AKP'nin geçen hafta sonu yaptığı Afyonkarahisar Kampı’nda, milletvekilleriyle Ekonomiden Sorumlu Başbakan Yardımcısı Mehmet Şimşek arasında, faiz oranları, katılım bankacılığı ve sigorta şirketleriyle ilgili görüş ayrılıkları yaşandı.
Şimşek, aldıkları kararların gerekçelerini ısrarla savunarak, milletvekillerinden farklı görüşler dile getirdi. Kamptaki dört oturumdan ekonomi ile ilgili olanını yöneten Başbakan Yardımcısı Mehmet Şimşek’e uygulamalarla ilgili sorular soruldu. İktidar partisinin özellikle iş insanıı kökenli milletvekilleri, faiz oranlarıyla ilgili kararı eleştirdiler.

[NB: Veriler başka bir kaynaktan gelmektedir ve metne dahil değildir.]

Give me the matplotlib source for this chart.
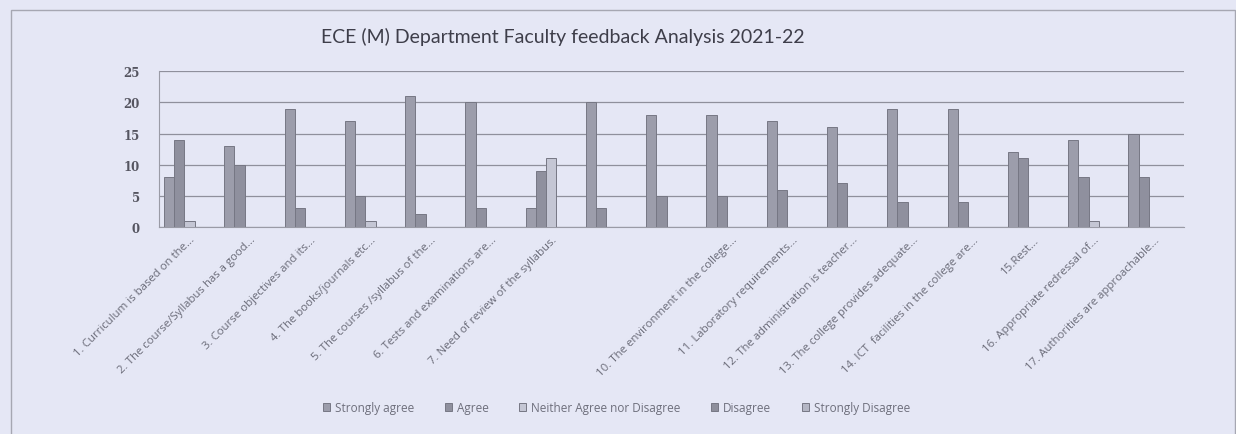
import matplotlib.pyplot as plt
import numpy as np

# category labels (labels 8 and 9 are not shown on the source chart)
categories = [
    "1. Curriculum is based on the...",
    "2. The course/Syllabus has a good...",
    "3. Course objectives and its...",
    "4. The books/journals etc...",
    "5. The courses /syllabus of the...",
    "6. Tests and examinations are...",
    "7. Need of review of the syllabus.",
    "",
    "",
    "10. The environment in the college...",
    "11. Laboratory requirements...",
    "12. The administration is teacher...",
    "13. The college provides adequate...",
    "14. ICT  facilities in the college are...",
    "15.Rest...",
    "16. Appropriate redressal of...",
    "17. Authorities are approachable...",
]

series_names = ["Strongly agree", "Agree", "Neither Agree nor Disagree",
                "Disagree", "Strongly Disagree"]
strongly_agree = [8, 13, 19, 17, 21, 20, 3, 20, 18, 18, 17, 16, 19, 19, 12, 14, 15]
agree          = [14, 10, 3, 5, 2, 3, 9, 3, 5, 5, 6, 7, 4, 4, 11, 8, 8]
neither        = [1, 0, 0, 1, 0, 0, 11, 0, 0, 0, 0, 0, 0, 0, 0, 1, 0]
disagree       = [0] * 17
strongly_dis   = [0] * 17
yticks = [0, 5, 10, 15, 20, 25]

series = [strongly_agree, agree, neither, disagree, strongly_dis]
colors = ["#9c9dab", "#8f909e", "#c4c6d4", "#8e8f9c", "#b4b6c4"]
bg = "#e5e7f5"

fig = plt.figure(figsize=(12.36, 4.35), dpi=100, facecolor=bg)
ax = fig.add_axes([0.129, 0.476, 0.829, 0.358], facecolor=bg)

x = np.arange(len(categories))
w = 0.17
for i, (name, vals) in enumerate(zip(series_names, series)):
    ax.bar(x + (i - 2) * w, vals, width=w, color=colors[i], edgecolor="#767784",
           linewidth=0.7, label=name, zorder=3)

ax.set_xlim(-0.5, len(categories) - 0.5)
ax.set_ylim(0, 25)
ax.set_yticks(yticks)
ax.set_yticklabels([str(t) for t in yticks], fontsize=8.5, color="#555560",
                   family="DejaVu Serif", fontweight="bold")
ax.yaxis.grid(True, color="#8f909c", linewidth=0.9, zorder=0)
ax.tick_params(axis="y", length=0, pad=14)
ax.tick_params(axis="x", length=0, pad=5)
ax.set_xticks(x)
ax.set_xticklabels(categories, rotation=45, ha="right", rotation_mode="anchor",
                   fontsize=8.2, color="#6a6b78", family="Open Sans")
for s in ["top", "right"]:
    ax.spines[s].set_visible(False)
ax.spines["left"].set_color("#9a9ba6")
ax.spines["bottom"].set_color("#9a9ba6")

fig.text(0.455, 0.915, "ECE (M) Department Faculty feedback Analysis 2021-22",
         ha="center", va="center", fontsize=14, color="#3e3e4a", family="Lato")

ax.legend(loc="center", bbox_to_anchor=(0.446, -1.16), ncol=5, frameon=False,
          handlelength=0.6, handleheight=0.6, columnspacing=2.6,
          handletextpad=0.4, labelcolor="#6e6f7c", prop={"family": "Open Sans", "size": 8.5})

# chart frame
fig.patches.append(plt.Rectangle((0.009, -0.01), 0.99, 0.985, transform=fig.transFigure,
                                 fill=False, edgecolor="#a6a7b2", linewidth=1.0))

fig.savefig("out.png", dpi=100, facecolor=bg)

Milletvekilleri, yüksek faizlerin Türkiye’de üretim ve yatırımları olumsuz etkilediğini dile getirerek, “Biz sahada dolaşıyoruz. Esnaf ve küçük üreticiler faizlerden yakınıyor. Sayın Cumhurbaşkanı da özellikle kamu bankalarının faiz politikası ve katılım bankacılığına geçmeleri konusunda talimat vermişti. Ama 3-4 yıldır bir gelişme olmadı. Sadece Ziraat Bankası geçti katılım bankacılığına” dediler.
Faiz düşerse döviz artar
Şimşek ise bu eleştiriler karşısında kamu bankalarının da kar amacı güttüğünü, bu nedenle yüzde 11’le topladıkları mevduatları yüzde 16-17 ile sattıklarını anımsattı. Aksi halde bankaların zarar edeceğini belirten Şimşek, “Faizleri düşüremeyiz. Düşürürsek, bu kez döviz kuru yükselir” dedi. Enflasyon hedefinin tutturulamaması yönünde gelen eleştirilere ise Şimşek, “Maalesef enflasyonu düşüremiyoruz. Asgari ücretteki artış da 2016 enflasyonunu olumsuz etkileyecek” yanıtını verdi.
Toplantıda, bazı milletvekilleri Şimşek’e trafik sigortası uygulamasıyla ilgili sorunları da aktardılar. Milletvekilleri, zorunlu trafik sigortasındaki yüksek primler nedeniyle vatandaşın mağdur olduğunu dile getirerek, bu konuda bir adım atılması gerektiğini söylediler. Şimşek ise, “Türkiye’de trafik kazaları yüzünden sektör zaten zarar ediyor.
Topladığı primden çok tazminat ödemesi yapılıyor. Primler yüksek olmazsa, sektör bu alandan çekilir. Kendi dinamikleri için sigorta şirketleri bu oranları belirliyor. Bizim yapacağımız bir şey yok” dedi.